Narratively, Ryūjin tends to shift between three useful functions. First, as a catalyst: the tide jewel or dragon’s favor sets a quest in motion. Second, as a moral barometer: the dragon’s temperament reveals human failings (greed, disrespect, or neglect). Third, as mentor/antagonist: the deity can simultaneously guide and challenge the protagonist, refusing easy solutions. That triad is visible across genres — mythic fantasy, shonen adventure, and even melancholic dramas. My favorite bits are when creators use Ryūjin motifs to explore environmental themes: showing how human actions disturb ancient balances always feels resonant. If you like dissecting tropes, look at how setting, music, and dialogue signal a Ryūjin influence even when no one names the deity.
Kyle
Kyle
2025-08-31 09:20:15
I still get chills when an anime turns a seemingly ordinary coastline into a place that might hide a sea god — that’s classical Ryūjin energy. In casual series the dragon-god influence often shows up as spooky tide phenomena or magical pearls; in grander works it becomes central worldbuilding, with underwater courts and dynastic grudges that shape a hero’s journey.

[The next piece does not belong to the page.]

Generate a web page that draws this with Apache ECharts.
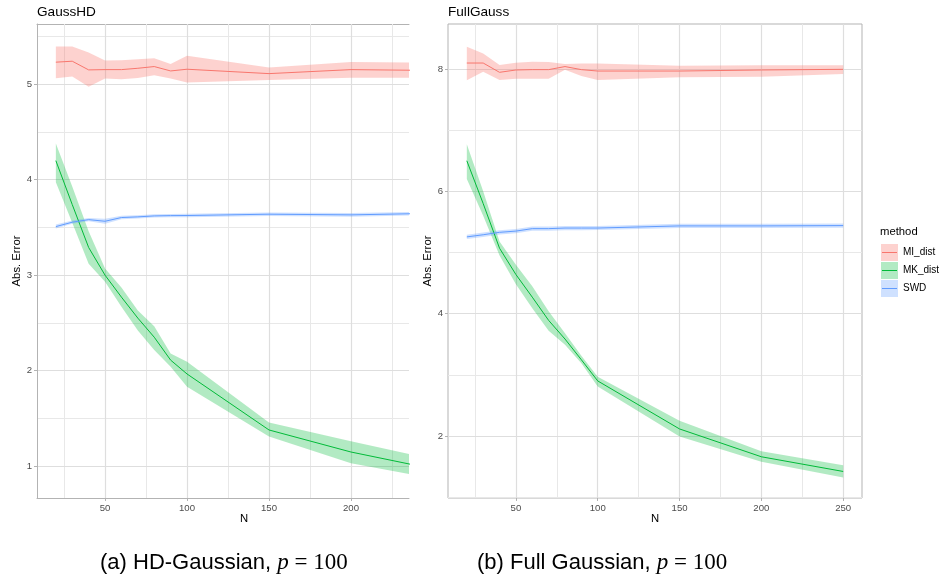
<!DOCTYPE html>
<html><head><meta charset="utf-8">
<script src="https://cdn.jsdelivr.net/npm/echarts@6/dist/echarts.min.js"></script>
<style>html,body{margin:0;padding:0;background:#fff}#c{width:943px;height:579px}</style>
</head><body><div id="c"></div>
<script>
const N = [20,30,40,50,60,70,80,90,100,150,200,250];
const methods = ['MI_dist','MK_dist','SWD'];
const colors = ['#F8766D','#00BA38','#619CFF'];
const fills = ['rgba(248,118,109,0.33)','rgba(0,186,56,0.3)','rgba(97,156,255,0.3)'];

// HD-Gaussian panel
const hdMIMean  = [5.232,5.242,5.151,5.154,5.154,5.168,5.186,5.140,5.158,5.112,5.154,5.145];
const hdMILow   = [5.063,5.081,4.975,5.060,5.053,5.067,5.095,5.060,5.018,5.046,5.070,5.070];
const hdMIHigh  = [5.396,5.396,5.333,5.249,5.253,5.263,5.274,5.214,5.298,5.175,5.235,5.225];
const hdMKMean  = [4.20,3.74,3.29,3.00,2.77,2.55,2.35,2.11,1.965,1.378,1.147,0.97];
const hdMKLow   = [3.975,3.55,3.12,2.93,2.67,2.42,2.215,2.04,1.83,1.31,1.03,0.87];
const hdMKHigh  = [4.38,3.93,3.46,3.07,2.87,2.63,2.466,2.18,2.094,1.455,1.26,1.07];
const hdSWDMean = [3.509,3.555,3.582,3.565,3.604,3.611,3.621,3.624,3.625,3.639,3.632,3.648];
const hdSWDLow  = [3.490,3.538,3.565,3.540,3.586,3.594,3.604,3.606,3.607,3.621,3.612,3.630];
const hdSWDHigh = [3.530,3.574,3.600,3.590,3.622,3.628,3.638,3.642,3.643,3.657,3.652,3.666];

// Full Gaussian panel
const fgMIMean  = [8.098,8.098,7.946,7.984,7.990,7.990,8.040,7.990,7.967,7.967,7.984,7.995];
const fgMILow   = [7.815,7.957,7.820,7.842,7.842,7.842,7.990,7.886,7.820,7.864,7.875,7.918];
const fgMIHigh  = [8.364,8.255,8.065,8.103,8.120,8.114,8.080,8.092,8.092,8.054,8.060,8.060];
const fgMKMean  = [6.50,5.80,5.07,4.64,4.27,3.89,3.585,3.246,2.90,2.115,1.66,1.42];
const fgMKLow   = [6.20,5.60,4.95,4.48,4.09,3.72,3.49,3.19,2.81,1.99,1.58,1.32];
const fgMKHigh  = [6.77,6.00,5.18,4.80,4.45,4.04,3.68,3.31,2.97,2.25,1.75,1.52];
const fgSWDMean = [5.255,5.290,5.330,5.350,5.390,5.390,5.400,5.400,5.400,5.435,5.435,5.440];
const fgSWDLow  = [5.220,5.255,5.295,5.315,5.355,5.355,5.365,5.365,5.368,5.400,5.400,5.405];
const fgSWDHigh = [5.290,5.325,5.365,5.385,5.425,5.425,5.435,5.435,5.435,5.470,5.470,5.475];

// ticks
const hdXTicks = [50,100,150,200];
const fgXTicks = [50,100,150,200,250];
const hdXMinor = [25,75,125,175,225];
const fgXMinor = [25,75,125,175,225];
const hdYTicks = [1,2,3,4,5];
const fgYTicks = [2,4,6,8];
const hdYMinor = [1.5,2.5,3.5,4.5,5.5];
const fgYMinor = [1,3,5,7];

const FONT = 'Liberation Sans, Arial, sans-serif';
const BORDER = '#b3b3b3';

function xAxis(gi, min, max, ticks, showLine) {
  return {type:'value', gridIndex:gi, min:min, max:max, position:'bottom', z:6,
    axisLine:{show:showLine, onZero:false, lineStyle:{color:BORDER, width:1}},
    axisTick:{show:true, length:3, customValues:ticks, lineStyle:{color:BORDER}},
    axisLabel:{customValues:ticks, color:'#4d4d4d', fontSize:9.6, fontFamily:FONT, margin:5},
    splitLine:{show:false}};
}
function yAxis(gi, min, max, ticks, showLine) {
  return {type:'value', gridIndex:gi, min:min, max:max, position:'left', z:6,
    axisLine:{show:showLine, onZero:false, lineStyle:{color:BORDER, width:1}},
    axisTick:{show:true, length:3, customValues:ticks, lineStyle:{color:BORDER}},
    axisLabel:{customValues:ticks, color:'#4d4d4d', fontSize:9.6, fontFamily:FONT, margin:5},
    splitLine:{show:false}};
}

function gridSeries(ai, majX, minX, majY, minY) {
  const d = [];
  minX.forEach(v => d.push({xAxis:v, lineStyle:{color:'#e8e8e8', width:1, type:'solid'}}));
  minY.forEach(v => d.push({yAxis:v, lineStyle:{color:'#e8e8e8', width:1, type:'solid'}}));
  majX.forEach(v => d.push({xAxis:v, lineStyle:{color:'#dedede', width:1.2, type:'solid'}}));
  majY.forEach(v => d.push({yAxis:v, lineStyle:{color:'#dedede', width:1.2, type:'solid'}}));
  return {type:'line', xAxisIndex:ai, yAxisIndex:ai, data:[], z:1, silent:true,
    markLine:{z:1, silent:true, symbol:['none','none'], label:{show:false}, animation:false, data:d}};
}

function bandSeries(ai, lows, highs, k) {
  return {type:'custom', xAxisIndex:ai, yAxisIndex:ai, z:2, silent:true, clip:true,
    data:N.map((n,i)=>[n, lows[i], highs[i]]),
    encode:{x:0, y:[1,2]},
    renderItem:function(params, api) {
      if (params.dataIndex !== 0) return null;
      const pts = [];
      for (let i = 0; i < N.length; i++) pts.push(api.coord([N[i], highs[i]]));
      for (let i = N.length - 1; i >= 0; i--) pts.push(api.coord([N[i], lows[i]]));
      const cs = params.coordSys;
      return {type:'polygon', shape:{points:pts}, style:{fill:fills[k]},
        clipPath:{type:'rect', shape:{x:cs.x, y:cs.y, width:cs.width, height:cs.height}}};
    }};
}

function panelSeries(ai, means, lows, highs) {
  const s = [];
  for (let k = 0; k < 3; k++) s.push(bandSeries(ai, lows[k], highs[k], k));
  for (let k = 0; k < 3; k++) {
    s.push({type:'line', name:methods[k], xAxisIndex:ai, yAxisIndex:ai, symbol:'none', silent:true, z:3,
      lineStyle:{color:colors[k], width:1}, data:N.map((n,i)=>[n, means[k][i]])});
  }
  return s;
}

const legendY = [244, 262, 280];
const graphics = [
  {type:'text', x:37, y:12, style:{text:'GaussHD', font:'13.6px '+FONT, fill:'#000', align:'left', verticalAlign:'middle'}},
  {type:'text', x:448, y:12, style:{text:'FullGauss', font:'13.6px '+FONT, fill:'#000', align:'left', verticalAlign:'middle'}},
  {type:'text', x:244, y:519, style:{text:'N', font:'11.3px '+FONT, fill:'#000', align:'center', verticalAlign:'middle'}},
  {type:'text', x:655, y:519, style:{text:'N', font:'11.3px '+FONT, fill:'#000', align:'center', verticalAlign:'middle'}},
  {type:'text', x:17, y:261, rotation:Math.PI/2, style:{text:'Abs. Error', font:'11.3px '+FONT, fill:'#000', align:'center', verticalAlign:'middle'}},
  {type:'text', x:428, y:261, rotation:Math.PI/2, style:{text:'Abs. Error', font:'11.3px '+FONT, fill:'#000', align:'center', verticalAlign:'middle'}},
  {type:'text', x:880, y:232, style:{text:'method', font:'11.3px '+FONT, fill:'#000', align:'left', verticalAlign:'middle'}},
  {type:'text', x:100, y:563, style:{
    text:'{s|(a) HD-Gaussian, }{m|p}{r| = 100}',
    rich:{s:{font:'22px '+FONT, fill:'#000'}, m:{font:'italic 23px Liberation Serif, serif', fill:'#000'}, r:{font:'23px Liberation Serif, serif', fill:'#000'}},
    align:'left', verticalAlign:'middle'}},
  {type:'text', x:477, y:563, style:{
    text:'{s|(b) Full Gaussian, }{m|p}{r| = 100}',
    rich:{s:{font:'22px '+FONT, fill:'#000'}, m:{font:'italic 23px Liberation Serif, serif', fill:'#000'}, r:{font:'23px Liberation Serif, serif', fill:'#000'}},
    align:'left', verticalAlign:'middle'}}
];
methods.forEach((m, k) => {
  graphics.push({type:'rect', shape:{x:881, y:legendY[k], width:17, height:17}, style:{fill:fills[k]}});
  graphics.push({type:'line', shape:{x1:882, y1:legendY[k]+8.5, x2:897, y2:legendY[k]+8.5}, style:{stroke:colors[k], lineWidth:1}});
  graphics.push({type:'text', x:903, y:legendY[k]+8.5, style:{text:m, font:'10px '+FONT, fill:'#000', align:'left', verticalAlign:'middle'}});
});

const chart = echarts.init(document.getElementById('c'), null, {renderer:'canvas'});
chart.setOption({
  animation:false,
  backgroundColor:'#fff',
  grid:[
    {left:37, top:24, width:372, height:474, show:true, backgroundColor:'#fff', borderWidth:0},
    {left:448, top:24, width:414, height:474, show:true, backgroundColor:'#fff', borderColor:BORDER, borderWidth:1}
  ],
  xAxis:[
    xAxis(0, 8.5, 235.4, hdXTicks, true),
    xAxis(1, 8.5, 261.5, fgXTicks, false),
    {type:'value', gridIndex:0, min:8.5, max:235.4, position:'top', axisLine:{show:true, onZero:false, lineStyle:{color:BORDER}}, axisTick:{show:false}, axisLabel:{show:false}, splitLine:{show:false}}
  ],
  yAxis:[
    yAxis(0, 0.665, 5.632, hdYTicks, true),
    yAxis(1, 0.986, 8.736, fgYTicks, false)
  ],
  series:[
    gridSeries(0, hdXTicks, hdXMinor, hdYTicks, hdYMinor),
    gridSeries(1, fgXTicks, fgXMinor, fgYTicks, fgYMinor),
    ...panelSeries(0, [hdMIMean, hdMKMean, hdSWDMean], [hdMILow, hdMKLow, hdSWDLow], [hdMIHigh, hdMKHigh, hdSWDHigh]),
    ...panelSeries(1, [fgMIMean, fgMKMean, fgSWDMean], [fgMILow, fgMKLow, fgSWDLow], [fgMIHigh, fgMKHigh, fgSWDHigh])
  ],
  graphic: graphics
});
</script>
</body></html>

For game-like boss fights or climactic scenes, Ryūjin-inspired bosses let creators mix elemental mechanics (water, tides) with moral choices: do you bargain with the sea king or fight it?

When I talk about this with friends, we swap favorite examples and try to guess whether an artist pulled from Ryūjin or from other dragon myths. It’s a fun lens for rewatching shows and rereading manga, and it makes me appreciate how folklore keeps finding new ways into pop culture.